**Your instructions**
Print the material below exactly as it stands, please, from its first line to the line holding "const data = months.map((m, i)", with no pictures.

[Start Provided material]

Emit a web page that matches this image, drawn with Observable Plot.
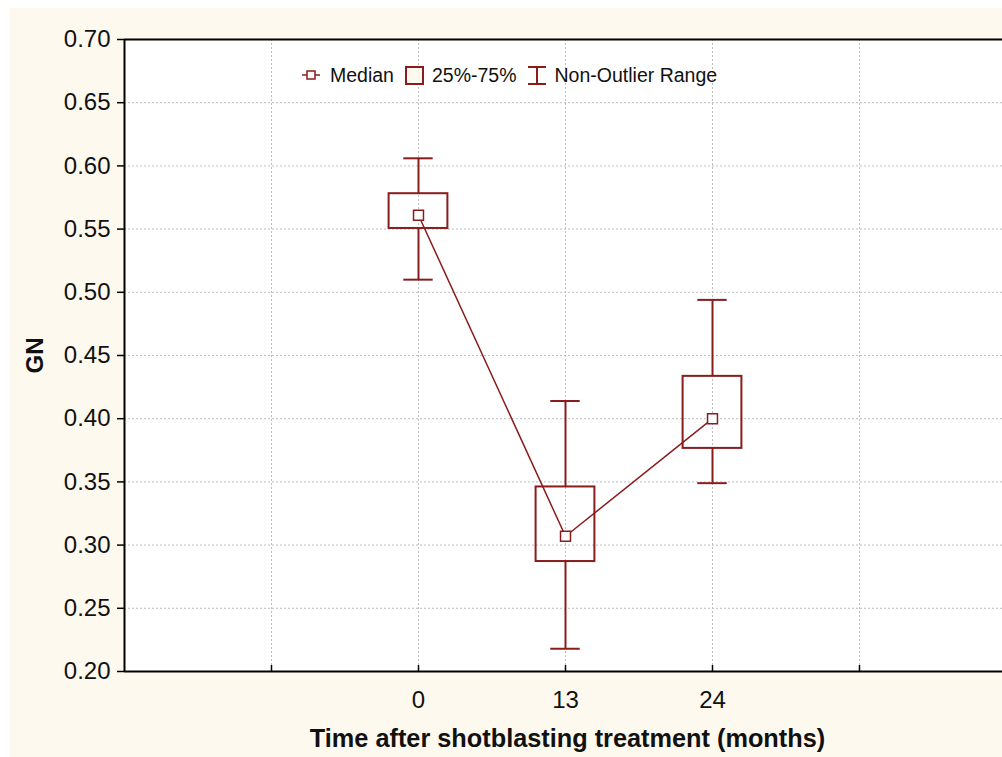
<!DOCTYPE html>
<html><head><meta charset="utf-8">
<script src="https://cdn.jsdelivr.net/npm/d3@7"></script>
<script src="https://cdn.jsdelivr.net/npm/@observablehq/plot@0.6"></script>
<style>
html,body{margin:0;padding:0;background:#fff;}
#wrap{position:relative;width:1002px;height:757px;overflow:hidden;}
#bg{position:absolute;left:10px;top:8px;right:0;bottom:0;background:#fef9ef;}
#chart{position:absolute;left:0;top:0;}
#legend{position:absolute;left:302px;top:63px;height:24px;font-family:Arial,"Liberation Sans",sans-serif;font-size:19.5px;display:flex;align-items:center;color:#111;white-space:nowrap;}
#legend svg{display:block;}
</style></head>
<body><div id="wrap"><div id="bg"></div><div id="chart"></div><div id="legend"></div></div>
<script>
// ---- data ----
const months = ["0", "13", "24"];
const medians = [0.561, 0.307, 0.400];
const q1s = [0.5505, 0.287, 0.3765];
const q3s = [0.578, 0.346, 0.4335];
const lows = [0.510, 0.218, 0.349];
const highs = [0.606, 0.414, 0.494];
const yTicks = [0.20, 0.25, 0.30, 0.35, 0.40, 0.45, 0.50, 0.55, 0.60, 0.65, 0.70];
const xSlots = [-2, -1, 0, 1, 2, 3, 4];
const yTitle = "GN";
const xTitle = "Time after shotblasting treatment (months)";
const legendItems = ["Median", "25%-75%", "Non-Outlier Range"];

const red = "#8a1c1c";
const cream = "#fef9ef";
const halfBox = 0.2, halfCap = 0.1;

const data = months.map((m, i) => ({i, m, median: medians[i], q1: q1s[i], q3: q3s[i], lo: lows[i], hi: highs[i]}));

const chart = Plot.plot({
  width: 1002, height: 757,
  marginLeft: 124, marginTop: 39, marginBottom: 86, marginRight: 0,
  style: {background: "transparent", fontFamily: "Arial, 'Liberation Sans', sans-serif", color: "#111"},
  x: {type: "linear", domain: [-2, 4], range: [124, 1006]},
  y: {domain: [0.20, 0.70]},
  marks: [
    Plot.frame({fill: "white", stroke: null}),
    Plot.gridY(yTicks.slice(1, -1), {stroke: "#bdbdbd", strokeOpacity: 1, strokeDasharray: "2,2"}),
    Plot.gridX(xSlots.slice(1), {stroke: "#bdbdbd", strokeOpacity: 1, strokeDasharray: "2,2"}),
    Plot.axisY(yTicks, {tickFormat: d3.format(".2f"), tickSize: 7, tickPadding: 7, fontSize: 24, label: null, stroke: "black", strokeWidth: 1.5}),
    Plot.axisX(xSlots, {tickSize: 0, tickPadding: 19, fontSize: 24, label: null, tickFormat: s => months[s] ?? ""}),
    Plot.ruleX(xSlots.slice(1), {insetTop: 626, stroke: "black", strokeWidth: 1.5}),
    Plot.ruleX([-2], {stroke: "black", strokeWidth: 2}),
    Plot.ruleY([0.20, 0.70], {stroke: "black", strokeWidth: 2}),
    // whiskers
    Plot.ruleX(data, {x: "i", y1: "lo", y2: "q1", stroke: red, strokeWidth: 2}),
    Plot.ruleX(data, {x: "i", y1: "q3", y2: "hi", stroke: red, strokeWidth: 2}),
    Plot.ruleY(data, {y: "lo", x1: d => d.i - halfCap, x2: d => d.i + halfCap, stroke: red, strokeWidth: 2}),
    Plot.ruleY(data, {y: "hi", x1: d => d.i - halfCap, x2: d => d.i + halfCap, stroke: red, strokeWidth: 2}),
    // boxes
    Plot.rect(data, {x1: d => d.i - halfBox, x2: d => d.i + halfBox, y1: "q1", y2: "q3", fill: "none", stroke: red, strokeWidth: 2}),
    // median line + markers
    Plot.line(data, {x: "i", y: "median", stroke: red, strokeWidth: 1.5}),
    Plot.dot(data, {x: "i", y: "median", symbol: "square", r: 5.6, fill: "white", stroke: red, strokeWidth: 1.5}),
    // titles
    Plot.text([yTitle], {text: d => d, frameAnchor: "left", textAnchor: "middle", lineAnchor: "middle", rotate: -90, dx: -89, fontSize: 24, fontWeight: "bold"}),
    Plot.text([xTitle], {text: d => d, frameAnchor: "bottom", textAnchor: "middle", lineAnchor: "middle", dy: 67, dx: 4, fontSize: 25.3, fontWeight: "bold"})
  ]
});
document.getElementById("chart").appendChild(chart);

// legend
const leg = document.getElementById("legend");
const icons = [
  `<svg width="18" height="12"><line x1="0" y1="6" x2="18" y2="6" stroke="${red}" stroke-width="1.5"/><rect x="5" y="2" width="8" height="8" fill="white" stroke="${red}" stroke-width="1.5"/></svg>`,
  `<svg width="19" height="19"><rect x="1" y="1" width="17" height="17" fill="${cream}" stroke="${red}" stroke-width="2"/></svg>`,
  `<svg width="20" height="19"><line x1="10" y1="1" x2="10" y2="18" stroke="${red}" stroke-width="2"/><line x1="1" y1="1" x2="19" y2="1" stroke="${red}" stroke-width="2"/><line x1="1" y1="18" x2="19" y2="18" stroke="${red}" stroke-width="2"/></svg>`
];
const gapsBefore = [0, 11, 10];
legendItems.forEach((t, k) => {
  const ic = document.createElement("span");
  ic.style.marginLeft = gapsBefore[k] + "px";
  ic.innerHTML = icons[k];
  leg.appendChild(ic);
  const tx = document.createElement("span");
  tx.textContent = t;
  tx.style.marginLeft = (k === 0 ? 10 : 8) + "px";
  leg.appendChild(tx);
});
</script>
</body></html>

[End Provided material]

**Response to the task**
Emit a web page that matches this image, drawn with Observable Plot.
<!DOCTYPE html>
<html><head><meta charset="utf-8">
<script src="https://cdn.jsdelivr.net/npm/d3@7"></script>
<script src="https://cdn.jsdelivr.net/npm/@observablehq/plot@0.6"></script>
<style>
html,body{margin:0;padding:0;background:#fff;}
#wrap{position:relative;width:1002px;height:757px;overflow:hidden;}
#bg{position:absolute;left:10px;top:8px;right:0;bottom:0;background:#fef9ef;}
#chart{position:absolute;left:0;top:0;}
#legend{position:absolute;left:302px;top:63px;height:24px;font-family:Arial,"Liberation Sans",sans-serif;font-size:19.5px;display:flex;align-items:center;color:#111;white-space:nowrap;}
#legend svg{display:block;}
</style></head>
<body><div id="wrap"><div id="bg"></div><div id="chart"></div><div id="legend"></div></div>
<script>
// ---- data ----
const months = ["0", "13", "24"];
const medians = [0.561, 0.307, 0.400];
const q1s = [0.5505, 0.287, 0.3765];
const q3s = [0.578, 0.346, 0.4335];
const lows = [0.510, 0.218, 0.349];
const highs = [0.606, 0.414, 0.494];
const yTicks = [0.20, 0.25, 0.30, 0.35, 0.40, 0.45, 0.50, 0.55, 0.60, 0.65, 0.70];
const xSlots = [-2, -1, 0, 1, 2, 3, 4];
const yTitle = "GN";
const xTitle = "Time after shotblasting treatment (months)";
const legendItems = ["Median", "25%-75%", "Non-Outlier Range"];

const red = "#8a1c1c";
const cream = "#fef9ef";
const halfBox = 0.2, halfCap = 0.1;

const data = months.map((m, i) => ({i, m, median: medians[i], q1: q1s[i], q3: q3s[i], lo: lows[i], hi: highs[i]}));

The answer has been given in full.